Closely related to the idea of the “community of interests” were two other beliefs of the nineteenth century: the belief in progress and in democracy. The average man of 1880 was convinced that he was the culmination of a long process of inevitable progress which had been going on for untold millennia and which would continue indefinitely into the future. This belief in progress was so fixed that it tended to regard progress as both inevitable and automatic. Out of the struggles and conflicts of the universe better things were constantly emerging, and the wishes or plans of the objects themselves had little to do with the process.
The idea of democracy was also accepted as inevitable, although not always as desirable, for the nineteenth century could not completely submerge a lingering feeling that rule by the best or rule by the strong would be better than rule by the majority. But the facts of political development made rule by the majority unavoidable, and it came to be accepted, at least in Western Europe, especially since it was compatible with liberalism and with the community of interests.
Liberalism, community of interests, and the belief in progress led almost inevitably to the practice and theory of capitalism. Capitalism was an economic system in which the motivating force was the desire for private profit as determined in a price system. Such a system, it was felt, by seeking the aggrandization of profits for each individual, would give unprecedented economic progress under liberalism and in accord with the community of interests. In the nineteenth century this system, in association with the unprecedented advance of natural science, had given rise to industrialism (that is, power production) and urbanism (that is, city life), both of which were regarded as inevitable concomitants of progress by most people, but with the greatest suspicion by a persistent and vocal minority.
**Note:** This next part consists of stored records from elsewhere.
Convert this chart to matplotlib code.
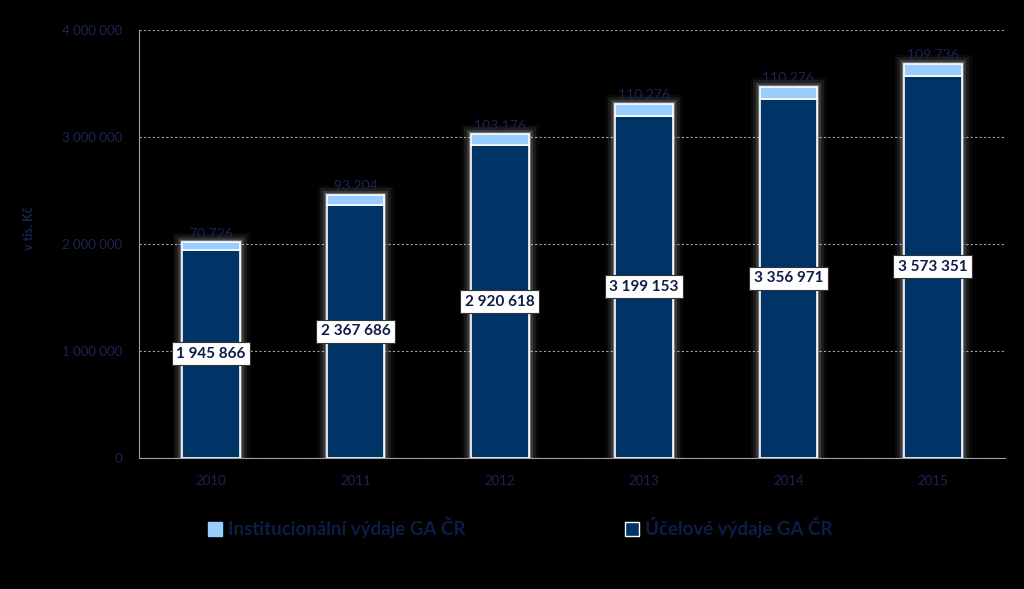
import matplotlib
matplotlib.use("Agg")
import matplotlib.pyplot as plt
import matplotlib.patheffects as pe
from matplotlib.patches import Patch
from matplotlib.ticker import FuncFormatter

plt.rcParams["font.family"] = ["Lato", "DejaVu Sans"]

years = ["2010", "2011", "2012", "2013", "2014", "2015"]
ucelove = [1945866, 2367686, 2920618, 3199153, 3356971, 3573351]
institucionalni = [70726, 93204, 103176, 110276, 110276, 109736]
yticks = [0, 1000000, 2000000, 3000000, 4000000]

dark = "#003366"
light = "#99ccff"
navy_text = "#0f1c4a"
tick_text = "#1a2450"

def fmt(v):
    return f"{int(v):,}".replace(",", " ")

fig = plt.figure(figsize=(10.24, 5.89), dpi=100, facecolor="black")
ax = fig.add_axes([139/1024, 1-458/589, (1005-139)/1024, (458-30)/589], facecolor="black")

x = list(range(len(years)))
w = 0.40
totals = [a + b for a, b in zip(ucelove, institucionalni)]

# glow behind whole bar
glow = ax.bar(x, totals, width=w, color="black", edgecolor="white", linewidth=0.5, zorder=2)
for p in glow:
    p.set_path_effects([
        pe.Stroke(linewidth=14, foreground="#ffffff", alpha=0.04),
        pe.Stroke(linewidth=10, foreground="#ffffff", alpha=0.07),
        pe.Stroke(linewidth=6, foreground="#ffffff", alpha=0.13),
        pe.Stroke(linewidth=3, foreground="#ffffff", alpha=0.3),
        pe.Normal(),
    ])

b1 = ax.bar(x, ucelove, width=w, color=dark, edgecolor="white", linewidth=1.2, zorder=3)
b2 = ax.bar(x, institucionalni, width=w, bottom=ucelove, color=light, edgecolor="white", linewidth=1.2, zorder=3)

for xi, u, ins in zip(x, ucelove, institucionalni):
    ax.text(xi, u / 2, fmt(u), ha="center", va="center", fontsize=11, fontweight="bold",
            color=navy_text, zorder=5,
            bbox=dict(boxstyle="square,pad=0.3", facecolor="white", edgecolor="#333333", linewidth=0.8))
    ax.text(xi, u + ins + 25000, fmt(ins), ha="center", va="bottom", fontsize=10,
            color=tick_text, zorder=5)

ax.set_ylim(0, 4000000)
ax.set_xlim(-0.5, len(years) - 0.5)
ax.set_yticks(yticks)
ax.yaxis.set_major_formatter(FuncFormatter(lambda v, p: fmt(v)))
ax.set_xticks(x)
ax.set_xticklabels(years)
ax.tick_params(axis="both", length=0, colors=tick_text, labelsize=9.5)
ax.tick_params(axis="x", pad=12)
ax.tick_params(axis="y", pad=12)
ax.grid(axis="y", color="#a0a0a0", linestyle=(0, (2, 2)), linewidth=0.8, zorder=0)
ax.set_axisbelow(True)
for s in ["top", "right"]:
    ax.spines[s].set_visible(False)
ax.spines["left"].set_color("#a0a0a0")
ax.spines["bottom"].set_color("#a0a0a0")
ax.set_ylabel("v tis. Kč", color=tick_text, fontsize=9, fontweight="bold")
ax.yaxis.set_label_coords(-0.12, 0.537)

handles = [Patch(facecolor=light, edgecolor=light, label="Institucionální výdaje GA ČR"),
           Patch(facecolor=dark, edgecolor="white", label="Účelové výdaje GA ČR")]
leg = fig.legend(handles=handles, loc="center", bbox_to_anchor=(0.508, 1-528/589), ncol=2,
                 frameon=False, fontsize=13.5, columnspacing=8.5, handlelength=0.75,
                 handleheight=0.75, handletextpad=0.3)
for t in leg.get_texts():
    t.set_color(navy_text)
    t.set_fontweight("bold")

fig.savefig("out.png", dpi=100, facecolor="black")
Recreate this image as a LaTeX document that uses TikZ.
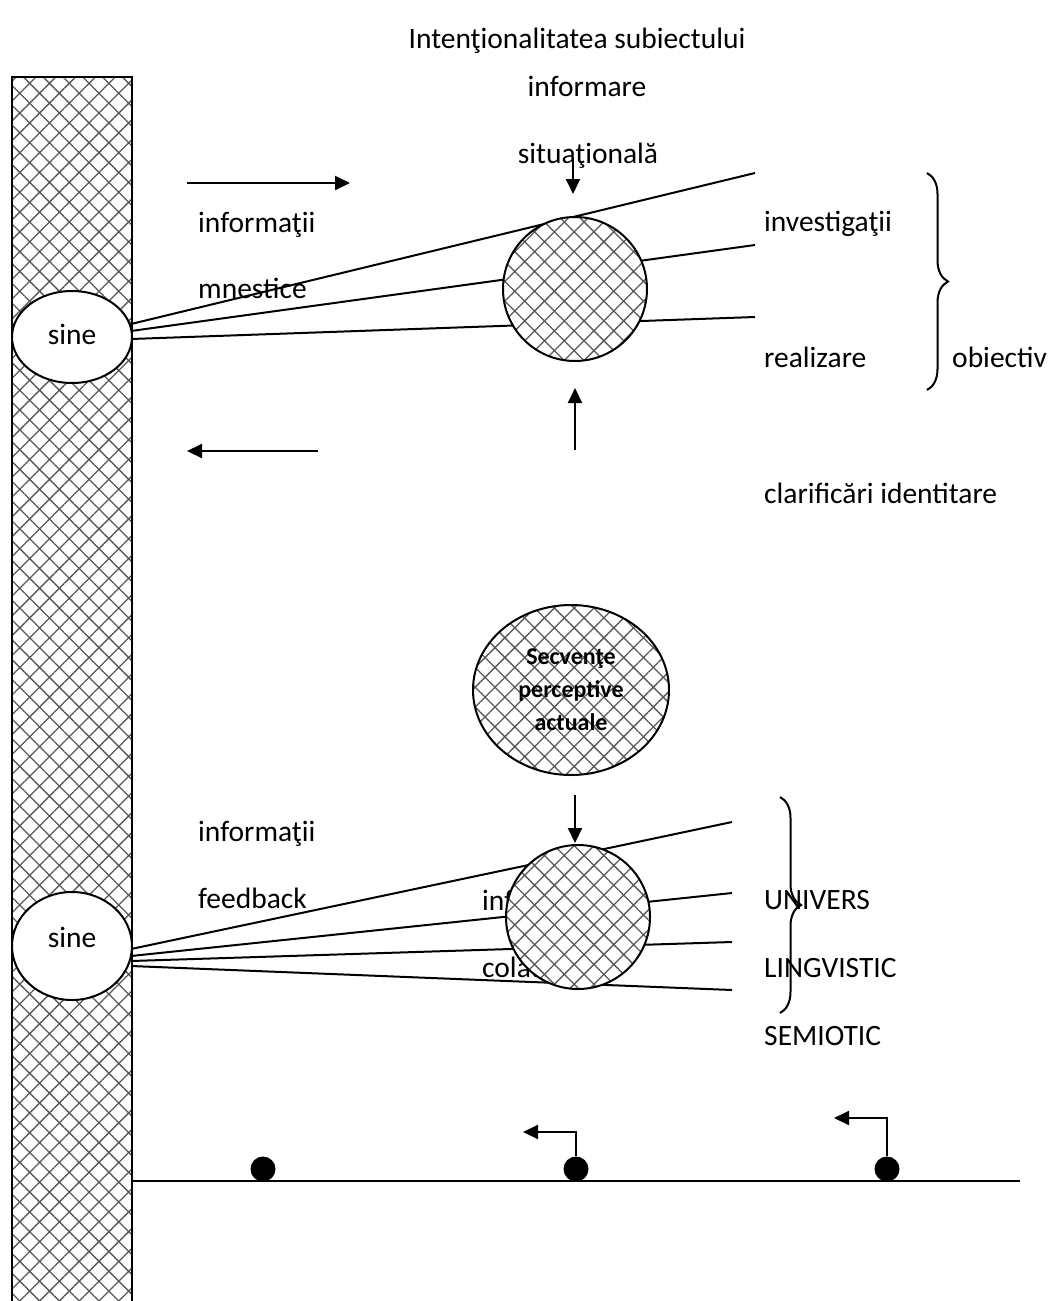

The nineteenth century was also an age of science. By this term we mean the belief that the universe obeyed rational laws which could be found by observation and could be used to control it. This belief was closely connected with the optimism of the period, with its belief in inevitable progress, and with secularism. The latter appeared as a tendency toward materialism. This could be defined as the belief that all reality is ultimately explicable in terms of the physical and chemical laws which apply to temporal matter.